Former Australian Prime Minister Kevin Rudd said he has good working relations with his successor Julia Gillard and is trying to help the governing Labor Party win elections due next year.

“It’s a good professional working relationship,” Rudd, who was ousted by Gillard in a party room coup in 2010, said in an interview with Bloomberg News in Singapore. “My job as a member of Parliament is to support the government’s selling of its message.”

Rudd enjoyed record-high popularity early in his 31 months in office after defeating John Howard’s Liberal-National coalition government in 2007. He was toppled amid complaints about his autocratic style and in February lost a leadership ballot in which he tried to reclaim the prime minister job from Gillard.

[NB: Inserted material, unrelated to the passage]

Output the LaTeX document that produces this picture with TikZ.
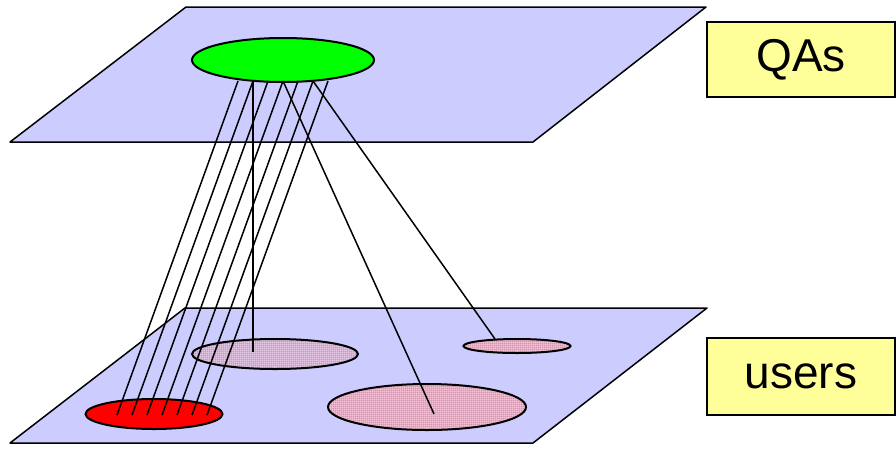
\documentclass[tikz,border=0pt]{standalone}
\usepackage{fontspec}
\setmainfont{Liberation Sans}
\usetikzlibrary{shapes.geometric,patterns}

\pgfdeclarepatternformonly{pinkgrid}{\pgfpointorigin}{\pgfpoint{2.2pt}{2.2pt}}{\pgfpoint{2.2pt}{2.2pt}}{
  \pgfsetlinewidth{0.8pt}
  \pgfpathmoveto{\pgfpoint{0pt}{1.1pt}}\pgfpathlineto{\pgfpoint{2.2pt}{1.1pt}}
  \pgfpathmoveto{\pgfpoint{1.1pt}{0pt}}\pgfpathlineto{\pgfpoint{1.1pt}{2.2pt}}
  \pgfusepath{stroke}}

\definecolor{planeblue}{RGB}{204,204,255}
\definecolor{boxyellow}{RGB}{255,255,153}

\begin{document}
\begin{tikzpicture}[x=1pt,y=-1pt,
    plane/.style={draw,line width=1.5pt,fill=planeblue,line join=round},
    group/.style={ellipse,draw,line width=2pt,inner sep=0pt},
    usergroup/.style={group,preaction={fill=planeblue!70!white},pattern=pinkgrid,pattern color=red!50!pink},
    label/.style={draw,line width=1.5pt,fill=boxyellow,minimum width=188pt,font=\fontsize{46}{50}\selectfont},
    link/.style={line width=1.5pt}]
\useasboundingbox (0,0) rectangle (896,448);
% the two layers
\draw[plane] (186,7) -- (706,7) -- (533,142) -- (10,142) -- cycle;
\draw[plane] (185,308) -- (707,308) -- (533,443) -- (10,443) -- cycle;
% QA node and user groups
\node[group,fill=green,minimum width=182pt,minimum height=44pt] (qa) at (283,60) {};
\node[group,fill=red,minimum width=137pt,minimum height=30pt] (u1) at (154,414) {};
\node[usergroup,minimum width=166pt,minimum height=30pt] (u2) at (275,354) {};
\node[usergroup,minimum width=198pt,minimum height=46pt] (u3) at (427,407) {};
\node[usergroup,minimum width=107pt,minimum height=14pt] (u4) at (517,346) {};
% labels
\node[label,minimum height=75pt] (qas) at (801,59.5) {QAs};
\node[label,minimum height=77pt] (users) at (801,376.5) {users};
% links
\foreach \i in {0,...,6} {
  \coordinate (t\i) at (238+15*\i,81);
  \coordinate (b\i) at (117+15*\i,415);
  \draw[link] (t\i) -- (b\i);
}
\coordinate (e2) at (253,352);
\coordinate (e3) at (434,414);
\coordinate (e4) at (495,339);
\draw[link] (t1) -- (e2);
\draw[link] (t3) -- (e3);
\draw[link] (t5) -- (e4);
\end{tikzpicture}
\end{document}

Support for the Labor government climbed to an 18-month high in an opinion poll published this week. Labor’s primary vote rose 3 percentage points to 36 percent, while Tony Abbott’s Liberal-National coalition slid 5 points to 41 percent, according to a Newspoll survey published in the Australian newspaper Sept. 17.

Rudd, who attended the Singapore Global Dialogue conference, said Labor had become “increasingly successful” in articulating what an Abbott-led government would mean for Australia.

That would include cutting public service jobs, “gutting health and gutting education, and not having a credible economic strategy for the country once the mining boom is over,” he said.